> [Exercise]:
Print exactly the lines from the first one down to the line that contains "const pTickPos = [235, 202, 157, 135];", both included, and skip the pictures.

> [Raw data]:
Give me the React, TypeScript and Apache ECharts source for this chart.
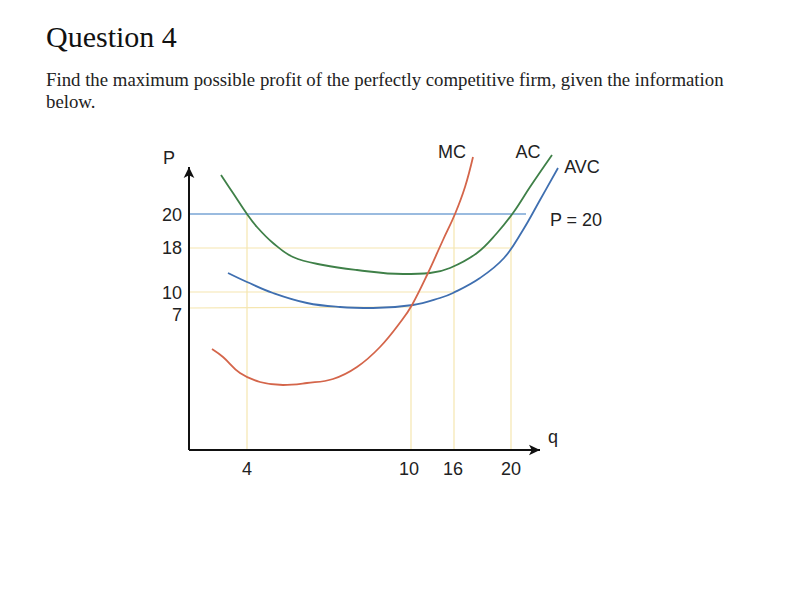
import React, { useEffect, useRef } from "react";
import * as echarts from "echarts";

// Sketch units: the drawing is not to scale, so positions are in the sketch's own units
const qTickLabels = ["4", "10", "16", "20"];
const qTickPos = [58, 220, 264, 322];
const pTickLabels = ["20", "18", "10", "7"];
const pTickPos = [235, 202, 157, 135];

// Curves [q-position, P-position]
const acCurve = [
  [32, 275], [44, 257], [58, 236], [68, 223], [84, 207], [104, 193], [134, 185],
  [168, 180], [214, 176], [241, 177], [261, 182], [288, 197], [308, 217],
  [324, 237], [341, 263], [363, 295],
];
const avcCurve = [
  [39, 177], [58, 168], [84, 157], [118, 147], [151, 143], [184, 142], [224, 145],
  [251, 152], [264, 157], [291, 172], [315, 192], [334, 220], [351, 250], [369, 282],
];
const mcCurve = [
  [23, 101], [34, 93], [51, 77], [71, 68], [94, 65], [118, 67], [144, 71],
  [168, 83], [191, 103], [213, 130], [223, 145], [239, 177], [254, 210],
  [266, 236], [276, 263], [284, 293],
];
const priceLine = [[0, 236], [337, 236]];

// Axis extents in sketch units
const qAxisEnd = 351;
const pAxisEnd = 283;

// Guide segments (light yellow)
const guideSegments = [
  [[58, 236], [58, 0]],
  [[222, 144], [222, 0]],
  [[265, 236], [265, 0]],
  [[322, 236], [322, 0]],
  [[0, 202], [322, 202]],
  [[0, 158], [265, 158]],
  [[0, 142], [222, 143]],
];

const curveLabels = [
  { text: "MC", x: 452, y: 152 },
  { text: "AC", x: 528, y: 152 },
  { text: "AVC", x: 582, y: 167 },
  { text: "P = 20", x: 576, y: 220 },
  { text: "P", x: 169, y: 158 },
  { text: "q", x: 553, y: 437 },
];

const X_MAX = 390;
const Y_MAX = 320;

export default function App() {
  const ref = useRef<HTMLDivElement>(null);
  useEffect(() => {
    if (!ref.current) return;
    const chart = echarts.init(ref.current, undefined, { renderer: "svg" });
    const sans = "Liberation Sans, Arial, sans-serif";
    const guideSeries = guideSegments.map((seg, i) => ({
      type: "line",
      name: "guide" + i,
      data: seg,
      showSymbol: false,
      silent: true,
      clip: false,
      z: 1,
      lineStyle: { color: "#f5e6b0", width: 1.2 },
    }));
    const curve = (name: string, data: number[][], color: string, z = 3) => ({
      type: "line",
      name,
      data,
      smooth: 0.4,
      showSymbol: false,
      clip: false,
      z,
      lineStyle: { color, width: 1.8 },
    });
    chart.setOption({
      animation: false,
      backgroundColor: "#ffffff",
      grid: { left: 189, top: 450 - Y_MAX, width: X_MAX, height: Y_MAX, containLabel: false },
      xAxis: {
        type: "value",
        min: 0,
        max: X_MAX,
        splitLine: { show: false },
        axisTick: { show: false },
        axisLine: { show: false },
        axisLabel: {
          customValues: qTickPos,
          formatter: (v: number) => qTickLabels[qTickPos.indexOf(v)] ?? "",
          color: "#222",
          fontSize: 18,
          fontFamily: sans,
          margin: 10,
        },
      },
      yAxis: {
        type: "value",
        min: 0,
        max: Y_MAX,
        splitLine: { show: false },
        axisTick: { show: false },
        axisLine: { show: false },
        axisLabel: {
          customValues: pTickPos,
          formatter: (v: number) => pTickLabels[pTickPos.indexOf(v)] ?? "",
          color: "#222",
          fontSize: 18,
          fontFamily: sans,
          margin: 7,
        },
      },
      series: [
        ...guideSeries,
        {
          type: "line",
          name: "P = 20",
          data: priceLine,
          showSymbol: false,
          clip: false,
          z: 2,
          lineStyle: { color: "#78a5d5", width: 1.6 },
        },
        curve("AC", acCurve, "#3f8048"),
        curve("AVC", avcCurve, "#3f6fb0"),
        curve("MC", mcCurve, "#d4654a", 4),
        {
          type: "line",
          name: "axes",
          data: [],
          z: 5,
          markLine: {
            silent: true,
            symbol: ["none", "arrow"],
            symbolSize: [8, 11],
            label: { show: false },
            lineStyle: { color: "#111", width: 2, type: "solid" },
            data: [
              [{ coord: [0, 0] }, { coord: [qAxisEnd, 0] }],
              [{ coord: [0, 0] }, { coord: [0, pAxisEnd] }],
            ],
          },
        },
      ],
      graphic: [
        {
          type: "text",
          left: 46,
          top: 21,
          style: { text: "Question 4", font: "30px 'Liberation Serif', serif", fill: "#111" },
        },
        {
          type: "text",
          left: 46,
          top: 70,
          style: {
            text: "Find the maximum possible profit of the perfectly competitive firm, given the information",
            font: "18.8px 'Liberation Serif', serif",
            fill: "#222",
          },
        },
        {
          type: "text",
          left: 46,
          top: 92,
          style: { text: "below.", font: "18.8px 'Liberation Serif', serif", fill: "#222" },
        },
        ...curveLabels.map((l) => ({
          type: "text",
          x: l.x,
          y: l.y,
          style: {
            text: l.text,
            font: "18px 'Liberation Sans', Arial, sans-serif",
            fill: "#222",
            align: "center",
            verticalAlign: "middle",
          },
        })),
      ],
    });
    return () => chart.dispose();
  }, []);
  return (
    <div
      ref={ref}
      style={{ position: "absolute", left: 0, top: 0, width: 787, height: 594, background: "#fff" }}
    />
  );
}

> [The reply]:
Give me the React, TypeScript and Apache ECharts source for this chart.
import React, { useEffect, useRef } from "react";
import * as echarts from "echarts";

// Sketch units: the drawing is not to scale, so positions are in the sketch's own units
const qTickLabels = ["4", "10", "16", "20"];
const qTickPos = [58, 220, 264, 322];
const pTickLabels = ["20", "18", "10", "7"];
const pTickPos = [235, 202, 157, 135];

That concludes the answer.